Branch of the Samma Dynasty of Sindh

The House of Juna (جُوڻا جو گهراڻو) was a Sindhi princely line of the Samma dynasty, descended from and named after Jam Juna I, Sultan of Sindh. The House of Juna ruled Sindh Sultanate from 1352 to 1389, and again from 1412 to 1454.

==History==
The Samma dynasty was divided into two branches, the House of Unar and the House of Juna. After the death of Jam Unar I, his son Jam Banbina II and brother Jam Juna I ruled Sindh jointly as diarchs, this is supported by contemporary letters of the Multan governor Insha i Mahru. During their reign, Firuz Shah Tughlaq invaded Sindh and later appointed Jam Tamachi and Jam Juna I’s son Jam Togachi as rulers. This diarchic arrangement ended in 1371 when Jam Juna I established himself as sole monarch.
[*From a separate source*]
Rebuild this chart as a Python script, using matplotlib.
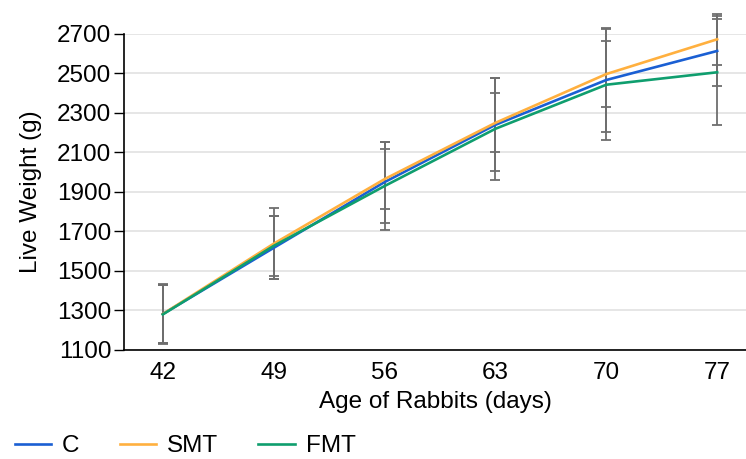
import numpy as np
import matplotlib.pyplot as plt

plt.rcParams['font.family'] = ['Liberation Sans', 'DejaVu Sans']

days = ['42', '49', '56', '63', '70', '77']
series = ['C', 'SMT', 'FMT']
colors = ['#1a5fd3', '#ffb03f', '#0f9e6e']

c_mean = [1282, 1617, 1950, 2240, 2467, 2614]
c_err = [150, 160, 205, 235, 265, 178]
smt_mean = [1282, 1638, 1965, 2250, 2497, 2673]
smt_err = [145, 180, 152, 150, 165, 130]
fmt_mean = [1280, 1627, 1930, 2220, 2443, 2506]
fmt_err = [147, 150, 222, 258, 280, 268]

means = [c_mean, smt_mean, fmt_mean]
errs = [c_err, smt_err, fmt_err]

fig = plt.figure(figsize=(7.46, 4.59), dpi=100)
ax = fig.add_axes([0.1662, 0.2375, 0.8338, 0.6885])

x = np.arange(len(days))
for m, e in zip(means, errs):
    ax.errorbar(x, m, yerr=e, fmt='none', ecolor='#6e6e6e', elinewidth=1.3,
                capsize=3.4, capthick=1.3, clip_on=False, zorder=2)
for name, m, col in zip(series, means, colors):
    ax.plot(x, m, color=col, lw=1.9, label=name, zorder=3)

ax.set_xlim(-0.35, 5.26)
ax.set_ylim(1100, 2700)
ax.set_yticks(np.arange(1100, 2701, 200))
ax.set_xticks(x)
ax.set_xticklabels(days)
ax.tick_params(axis='both', labelsize=17.5)
ax.tick_params(axis='x', length=0, pad=9)
ax.tick_params(axis='y', length=7, width=1, pad=2)
ax.grid(axis='y', color='#e2e2e2', lw=1.2, zorder=0)
ax.set_axisbelow(True)
for s in ['top', 'right']:
    ax.spines[s].set_visible(False)
ax.spines['left'].set_linewidth(1.2)
ax.spines['bottom'].set_linewidth(1.2)

ax.set_xlabel('Age of Rabbits (days)', fontsize=17.5, labelpad=5)
ax.set_ylabel('Live Weight (g)', fontsize=17.5, labelpad=11)

fig.legend(loc='lower left', bbox_to_anchor=(0.0, -0.028), ncol=3, frameon=False,
           fontsize=17.5, handlelength=1.5, handletextpad=0.45, columnspacing=1.65,
           borderaxespad=0.2)

fig.savefig('out.png', dpi=100)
After Jam Juna I’s death, the House of Unar regained the throne and jailed members of House of Juna. Later, Jam Togachi’s son, Jam Karan killed Jam Ali Sher of the House of Unar and seized power, but he was killed two days after his ascension by the nobles and his own nephew Jam Fateh Khan. Jam Togachi’s other son Jam Sikandar I then came to power, followed by his sons Jam Fateh Khan and Jam Tughlaq. Jam Tughlaq strengthened ties with the Gujarat Sultanate by marrying his two daughters into the Muzaffarid family. After his death, his vizier Jam Mubarak briefly seized the throne, but was executed by Jam Sikandar II. Jam Sikandar II, noted as a patron of philosophy and religion, died about a year and a half later without an heir. The throne then passed to Jam Sanjar of the House of Unar, who ruled until the end of the dynasty. Today, the descendants of Jam Juna I are known as Juneja.